Quote all lines below exactly. Images stay out.

◆ Provided material:

-*-

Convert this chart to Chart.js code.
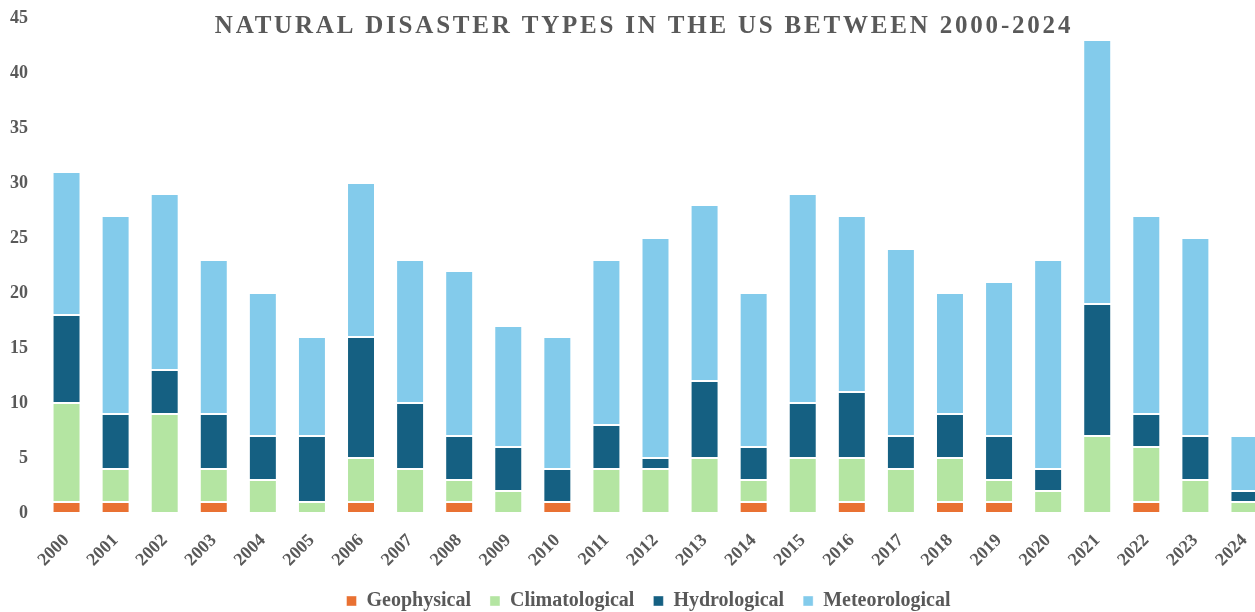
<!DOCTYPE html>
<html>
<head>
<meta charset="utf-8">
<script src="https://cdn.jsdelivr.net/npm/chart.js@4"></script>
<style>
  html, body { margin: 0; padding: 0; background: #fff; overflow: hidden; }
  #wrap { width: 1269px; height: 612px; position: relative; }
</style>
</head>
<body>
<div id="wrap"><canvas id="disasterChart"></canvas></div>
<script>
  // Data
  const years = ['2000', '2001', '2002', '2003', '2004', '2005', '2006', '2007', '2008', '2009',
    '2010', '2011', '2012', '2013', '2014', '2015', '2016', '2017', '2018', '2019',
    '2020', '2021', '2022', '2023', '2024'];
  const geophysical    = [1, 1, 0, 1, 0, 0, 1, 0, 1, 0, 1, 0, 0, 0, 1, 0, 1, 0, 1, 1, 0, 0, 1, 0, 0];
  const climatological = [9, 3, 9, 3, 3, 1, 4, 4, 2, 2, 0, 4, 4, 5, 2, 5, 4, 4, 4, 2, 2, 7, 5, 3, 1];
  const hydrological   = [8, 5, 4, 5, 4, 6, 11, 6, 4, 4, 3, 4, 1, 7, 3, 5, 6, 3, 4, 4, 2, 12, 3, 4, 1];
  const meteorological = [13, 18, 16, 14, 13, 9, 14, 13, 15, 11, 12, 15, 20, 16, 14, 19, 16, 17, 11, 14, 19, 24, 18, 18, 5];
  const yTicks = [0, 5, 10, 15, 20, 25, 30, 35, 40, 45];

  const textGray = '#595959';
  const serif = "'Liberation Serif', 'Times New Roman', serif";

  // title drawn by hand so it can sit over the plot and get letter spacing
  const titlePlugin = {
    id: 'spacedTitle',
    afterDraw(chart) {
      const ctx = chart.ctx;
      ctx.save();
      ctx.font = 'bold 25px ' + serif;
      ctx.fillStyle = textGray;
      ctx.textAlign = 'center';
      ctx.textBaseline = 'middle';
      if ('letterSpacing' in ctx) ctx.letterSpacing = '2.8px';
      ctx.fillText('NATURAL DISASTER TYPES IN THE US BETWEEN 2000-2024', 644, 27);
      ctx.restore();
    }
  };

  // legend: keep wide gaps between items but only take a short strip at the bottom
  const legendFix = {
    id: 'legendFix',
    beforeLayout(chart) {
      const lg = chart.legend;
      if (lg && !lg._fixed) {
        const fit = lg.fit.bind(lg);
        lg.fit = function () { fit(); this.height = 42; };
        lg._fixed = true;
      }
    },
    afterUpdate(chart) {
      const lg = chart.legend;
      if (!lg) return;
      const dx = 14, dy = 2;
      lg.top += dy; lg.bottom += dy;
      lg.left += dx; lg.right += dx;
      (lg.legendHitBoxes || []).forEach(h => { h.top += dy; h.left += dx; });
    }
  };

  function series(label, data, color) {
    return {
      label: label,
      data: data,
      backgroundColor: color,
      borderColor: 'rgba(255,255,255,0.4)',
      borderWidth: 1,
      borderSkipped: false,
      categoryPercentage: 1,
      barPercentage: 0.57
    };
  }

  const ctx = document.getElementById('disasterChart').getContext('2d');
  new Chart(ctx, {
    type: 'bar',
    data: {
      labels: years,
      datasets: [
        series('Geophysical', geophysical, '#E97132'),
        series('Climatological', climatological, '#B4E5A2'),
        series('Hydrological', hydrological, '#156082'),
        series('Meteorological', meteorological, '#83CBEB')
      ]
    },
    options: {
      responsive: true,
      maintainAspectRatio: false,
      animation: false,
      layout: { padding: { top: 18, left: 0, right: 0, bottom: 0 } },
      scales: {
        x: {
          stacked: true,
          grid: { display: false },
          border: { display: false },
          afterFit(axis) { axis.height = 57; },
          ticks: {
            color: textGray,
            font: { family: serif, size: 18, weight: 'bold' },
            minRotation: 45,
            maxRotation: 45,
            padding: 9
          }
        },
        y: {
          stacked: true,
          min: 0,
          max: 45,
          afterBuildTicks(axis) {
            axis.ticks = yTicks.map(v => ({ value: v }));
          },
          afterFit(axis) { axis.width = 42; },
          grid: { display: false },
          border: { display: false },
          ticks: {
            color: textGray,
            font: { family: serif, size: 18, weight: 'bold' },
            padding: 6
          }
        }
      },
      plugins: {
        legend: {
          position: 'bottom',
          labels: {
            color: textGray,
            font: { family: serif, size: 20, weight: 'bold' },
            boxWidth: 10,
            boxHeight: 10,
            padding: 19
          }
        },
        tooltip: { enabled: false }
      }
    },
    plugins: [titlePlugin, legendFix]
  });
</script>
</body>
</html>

-*-

◆ Written answer:
Convert this chart to Chart.js code.
<!DOCTYPE html>
<html>
<head>
<meta charset="utf-8">
<script src="https://cdn.jsdelivr.net/npm/chart.js@4"></script>
<style>
  html, body { margin: 0; padding: 0; background: #fff; overflow: hidden; }
  #wrap { width: 1269px; height: 612px; position: relative; }
</style>
</head>
<body>
<div id="wrap"><canvas id="disasterChart"></canvas></div>
<script>
  // Data
  const years = ['2000', '2001', '2002', '2003', '2004', '2005', '2006', '2007', '2008', '2009',
    '2010', '2011', '2012', '2013', '2014', '2015', '2016', '2017', '2018', '2019',
    '2020', '2021', '2022', '2023', '2024'];
  const geophysical    = [1, 1, 0, 1, 0, 0, 1, 0, 1, 0, 1, 0, 0, 0, 1, 0, 1, 0, 1, 1, 0, 0, 1, 0, 0];
  const climatological = [9, 3, 9, 3, 3, 1, 4, 4, 2, 2, 0, 4, 4, 5, 2, 5, 4, 4, 4, 2, 2, 7, 5, 3, 1];
  const hydrological   = [8, 5, 4, 5, 4, 6, 11, 6, 4, 4, 3, 4, 1, 7, 3, 5, 6, 3, 4, 4, 2, 12, 3, 4, 1];
  const meteorological = [13, 18, 16, 14, 13, 9, 14, 13, 15, 11, 12, 15, 20, 16, 14, 19, 16, 17, 11, 14, 19, 24, 18, 18, 5];
  const yTicks = [0, 5, 10, 15, 20, 25, 30, 35, 40, 45];

  const textGray = '#595959';
  const serif = "'Liberation Serif', 'Times New Roman', serif";

  // title drawn by hand so it can sit over the plot and get letter spacing
  const titlePlugin = {
    id: 'spacedTitle',
    afterDraw(chart) {
      const ctx = chart.ctx;
      ctx.save();
      ctx.font = 'bold 25px ' + serif;
      ctx.fillStyle = textGray;
      ctx.textAlign = 'center';
      ctx.textBaseline = 'middle';
      if ('letterSpacing' in ctx) ctx.letterSpacing = '2.8px';
      ctx.fillText('NATURAL DISASTER TYPES IN THE US BETWEEN 2000-2024', 644, 27);
      ctx.restore();
    }
  };

  // legend: keep wide gaps between items but only take a short strip at the bottom
  const legendFix = {
    id: 'legendFix',
    beforeLayout(chart) {
      const lg = chart.legend;
      if (lg && !lg._fixed) {
        const fit = lg.fit.bind(lg);
        lg.fit = function () { fit(); this.height = 42; };
        lg._fixed = true;
      }
    },
    afterUpdate(chart) {
      const lg = chart.legend;
      if (!lg) return;
      const dx = 14, dy = 2;
      lg.top += dy; lg.bottom += dy;
      lg.left += dx; lg.right += dx;
      (lg.legendHitBoxes || []).forEach(h => { h.top += dy; h.left += dx; });
    }
  };

  function series(label, data, color) {
    return {
      label: label,
      data: data,
      backgroundColor: color,
      borderColor: 'rgba(255,255,255,0.4)',
      borderWidth: 1,
      borderSkipped: false,
      categoryPercentage: 1,
      barPercentage: 0.57
    };
  }

  const ctx = document.getElementById('disasterChart').getContext('2d');
  new Chart(ctx, {
    type: 'bar',
    data: {
      labels: years,
      datasets: [
        series('Geophysical', geophysical, '#E97132'),
        series('Climatological', climatological, '#B4E5A2'),
        series('Hydrological', hydrological, '#156082'),
        series('Meteorological', meteorological, '#83CBEB')
      ]
    },
    options: {
      responsive: true,
      maintainAspectRatio: false,
      animation: false,
      layout: { padding: { top: 18, left: 0, right: 0, bottom: 0 } },
      scales: {
        x: {
          stacked: true,
          grid: { display: false },
          border: { display: false },
          afterFit(axis) { axis.height = 57; },
          ticks: {
            color: textGray,
            font: { family: serif, size: 18, weight: 'bold' },
            minRotation: 45,
            maxRotation: 45,
            padding: 9
          }
        },
        y: {
          stacked: true,
          min: 0,
          max: 45,
          afterBuildTicks(axis) {
            axis.ticks = yTicks.map(v => ({ value: v }));
          },
          afterFit(axis) { axis.width = 42; },
          grid: { display: false },
          border: { display: false },
          ticks: {
            color: textGray,
            font: { family: serif, size: 18, weight: 'bold' },
            padding: 6
          }
        }
      },
      plugins: {
        legend: {
          position: 'bottom',
          labels: {
            color: textGray,
            font: { family: serif, size: 20, weight: 'bold' },
            boxWidth: 10,
            boxHeight: 10,
            padding: 19
          }
        },
        tooltip: { enabled: false }
      }
    },
    plugins: [titlePlugin, legendFix]
  });
</script>
</body>
</html>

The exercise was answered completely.